SHORT PROBLEM => Leave out every picture, then output exactly the lines between the ones holding "Write a Python" and "70, 80, 90]", inclusive, and nothing beyond them.

(Data extracted from a collection)
*****
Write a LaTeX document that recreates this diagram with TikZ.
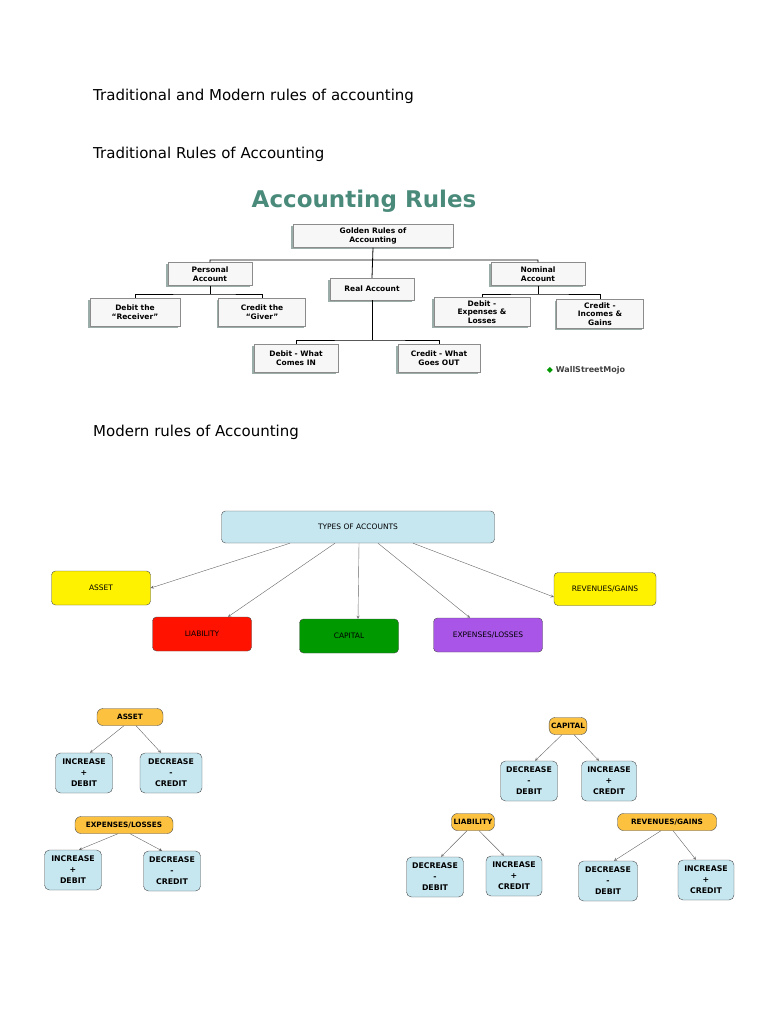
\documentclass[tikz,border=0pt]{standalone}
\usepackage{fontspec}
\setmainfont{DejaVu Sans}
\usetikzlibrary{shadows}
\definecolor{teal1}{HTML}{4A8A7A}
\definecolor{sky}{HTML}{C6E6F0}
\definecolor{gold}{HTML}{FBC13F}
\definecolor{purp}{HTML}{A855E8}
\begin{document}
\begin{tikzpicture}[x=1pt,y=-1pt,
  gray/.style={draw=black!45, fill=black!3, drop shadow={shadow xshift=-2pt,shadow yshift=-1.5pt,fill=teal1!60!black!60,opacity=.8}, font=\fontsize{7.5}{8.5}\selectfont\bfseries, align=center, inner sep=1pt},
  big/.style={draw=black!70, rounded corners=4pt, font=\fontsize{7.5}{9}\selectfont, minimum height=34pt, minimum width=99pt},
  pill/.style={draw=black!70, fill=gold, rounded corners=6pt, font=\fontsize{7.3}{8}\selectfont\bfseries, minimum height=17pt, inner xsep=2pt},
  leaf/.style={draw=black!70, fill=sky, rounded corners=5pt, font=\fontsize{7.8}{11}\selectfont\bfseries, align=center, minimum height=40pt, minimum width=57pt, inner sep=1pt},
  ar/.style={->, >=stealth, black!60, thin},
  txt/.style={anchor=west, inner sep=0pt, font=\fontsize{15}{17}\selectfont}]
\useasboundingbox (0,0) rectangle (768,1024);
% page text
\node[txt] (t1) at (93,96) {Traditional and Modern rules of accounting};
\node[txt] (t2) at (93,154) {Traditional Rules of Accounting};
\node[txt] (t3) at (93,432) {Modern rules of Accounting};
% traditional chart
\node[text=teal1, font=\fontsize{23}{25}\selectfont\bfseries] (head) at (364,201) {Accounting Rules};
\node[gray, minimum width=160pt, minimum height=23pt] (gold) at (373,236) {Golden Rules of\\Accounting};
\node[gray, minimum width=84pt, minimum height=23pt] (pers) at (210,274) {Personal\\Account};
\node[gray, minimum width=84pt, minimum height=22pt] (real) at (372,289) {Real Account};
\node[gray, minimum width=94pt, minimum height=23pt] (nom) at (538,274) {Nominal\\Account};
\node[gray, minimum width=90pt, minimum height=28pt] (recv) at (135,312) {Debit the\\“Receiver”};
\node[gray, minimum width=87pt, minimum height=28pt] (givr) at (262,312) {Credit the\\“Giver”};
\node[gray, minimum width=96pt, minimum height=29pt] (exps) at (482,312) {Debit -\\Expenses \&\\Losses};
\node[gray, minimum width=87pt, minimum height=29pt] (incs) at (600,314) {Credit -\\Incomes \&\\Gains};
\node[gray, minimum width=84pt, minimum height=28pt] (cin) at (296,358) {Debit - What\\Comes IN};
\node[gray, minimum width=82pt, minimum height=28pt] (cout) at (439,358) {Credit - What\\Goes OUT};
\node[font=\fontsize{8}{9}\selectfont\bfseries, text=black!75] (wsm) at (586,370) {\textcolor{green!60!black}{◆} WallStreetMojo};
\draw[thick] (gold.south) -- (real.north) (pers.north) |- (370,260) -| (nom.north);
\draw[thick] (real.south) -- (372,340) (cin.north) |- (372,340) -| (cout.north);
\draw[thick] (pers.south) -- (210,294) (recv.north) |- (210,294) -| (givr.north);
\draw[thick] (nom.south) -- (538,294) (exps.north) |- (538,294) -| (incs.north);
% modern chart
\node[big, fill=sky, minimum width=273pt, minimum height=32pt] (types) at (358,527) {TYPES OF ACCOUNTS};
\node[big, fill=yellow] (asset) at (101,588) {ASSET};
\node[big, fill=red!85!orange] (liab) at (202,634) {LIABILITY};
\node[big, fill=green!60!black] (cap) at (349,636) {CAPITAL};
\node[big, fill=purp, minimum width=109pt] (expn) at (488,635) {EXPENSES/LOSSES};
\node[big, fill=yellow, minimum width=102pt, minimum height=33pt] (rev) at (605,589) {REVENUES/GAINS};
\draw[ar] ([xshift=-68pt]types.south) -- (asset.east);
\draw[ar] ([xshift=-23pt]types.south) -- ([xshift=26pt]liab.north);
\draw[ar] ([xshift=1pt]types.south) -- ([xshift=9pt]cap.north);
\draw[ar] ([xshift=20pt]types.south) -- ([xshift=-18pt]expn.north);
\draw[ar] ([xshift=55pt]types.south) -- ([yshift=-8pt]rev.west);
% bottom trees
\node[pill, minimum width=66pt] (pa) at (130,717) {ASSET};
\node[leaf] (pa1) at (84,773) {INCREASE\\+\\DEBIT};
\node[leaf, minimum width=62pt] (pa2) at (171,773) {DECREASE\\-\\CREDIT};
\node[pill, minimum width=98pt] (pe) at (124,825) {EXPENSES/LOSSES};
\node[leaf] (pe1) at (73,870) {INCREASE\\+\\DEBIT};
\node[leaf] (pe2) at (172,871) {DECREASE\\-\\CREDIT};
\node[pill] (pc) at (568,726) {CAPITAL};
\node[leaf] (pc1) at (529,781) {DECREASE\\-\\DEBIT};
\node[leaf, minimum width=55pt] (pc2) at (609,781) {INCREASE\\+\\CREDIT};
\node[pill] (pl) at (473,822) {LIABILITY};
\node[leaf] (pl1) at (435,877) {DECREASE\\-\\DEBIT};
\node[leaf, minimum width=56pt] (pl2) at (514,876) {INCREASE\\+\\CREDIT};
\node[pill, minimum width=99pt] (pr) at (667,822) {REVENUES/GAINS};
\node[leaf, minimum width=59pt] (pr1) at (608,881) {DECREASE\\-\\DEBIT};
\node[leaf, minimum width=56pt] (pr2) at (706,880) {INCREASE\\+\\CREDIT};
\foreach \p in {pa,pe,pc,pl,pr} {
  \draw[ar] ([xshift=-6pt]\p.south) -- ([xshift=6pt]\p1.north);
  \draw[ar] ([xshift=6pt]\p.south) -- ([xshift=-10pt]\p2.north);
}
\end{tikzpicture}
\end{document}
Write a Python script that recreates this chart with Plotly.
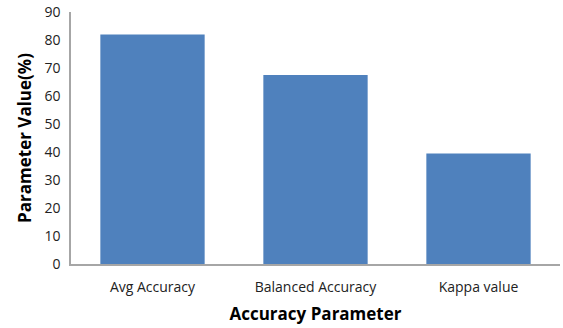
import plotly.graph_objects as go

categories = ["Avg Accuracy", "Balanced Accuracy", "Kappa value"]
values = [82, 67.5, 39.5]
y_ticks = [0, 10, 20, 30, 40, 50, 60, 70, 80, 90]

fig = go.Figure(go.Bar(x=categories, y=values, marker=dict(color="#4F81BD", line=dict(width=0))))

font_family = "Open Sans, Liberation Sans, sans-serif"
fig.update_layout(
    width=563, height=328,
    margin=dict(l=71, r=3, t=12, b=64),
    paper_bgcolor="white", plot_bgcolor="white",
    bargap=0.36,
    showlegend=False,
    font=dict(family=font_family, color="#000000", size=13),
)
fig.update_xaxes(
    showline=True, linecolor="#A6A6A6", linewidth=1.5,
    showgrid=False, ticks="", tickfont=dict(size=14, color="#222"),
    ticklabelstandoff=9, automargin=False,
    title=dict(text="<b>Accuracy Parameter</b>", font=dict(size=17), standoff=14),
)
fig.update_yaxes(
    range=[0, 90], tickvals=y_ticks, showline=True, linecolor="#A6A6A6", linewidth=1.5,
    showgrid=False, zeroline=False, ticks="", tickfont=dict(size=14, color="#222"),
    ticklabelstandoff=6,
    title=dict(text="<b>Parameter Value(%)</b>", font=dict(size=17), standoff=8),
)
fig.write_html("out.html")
*****
COMPLETED TASK =>
Write a Python script that recreates this chart with Plotly.
import plotly.graph_objects as go

categories = ["Avg Accuracy", "Balanced Accuracy", "Kappa value"]
values = [82, 67.5, 39.5]
y_ticks = [0, 10, 20, 30, 40, 50, 60, 70, 80, 90]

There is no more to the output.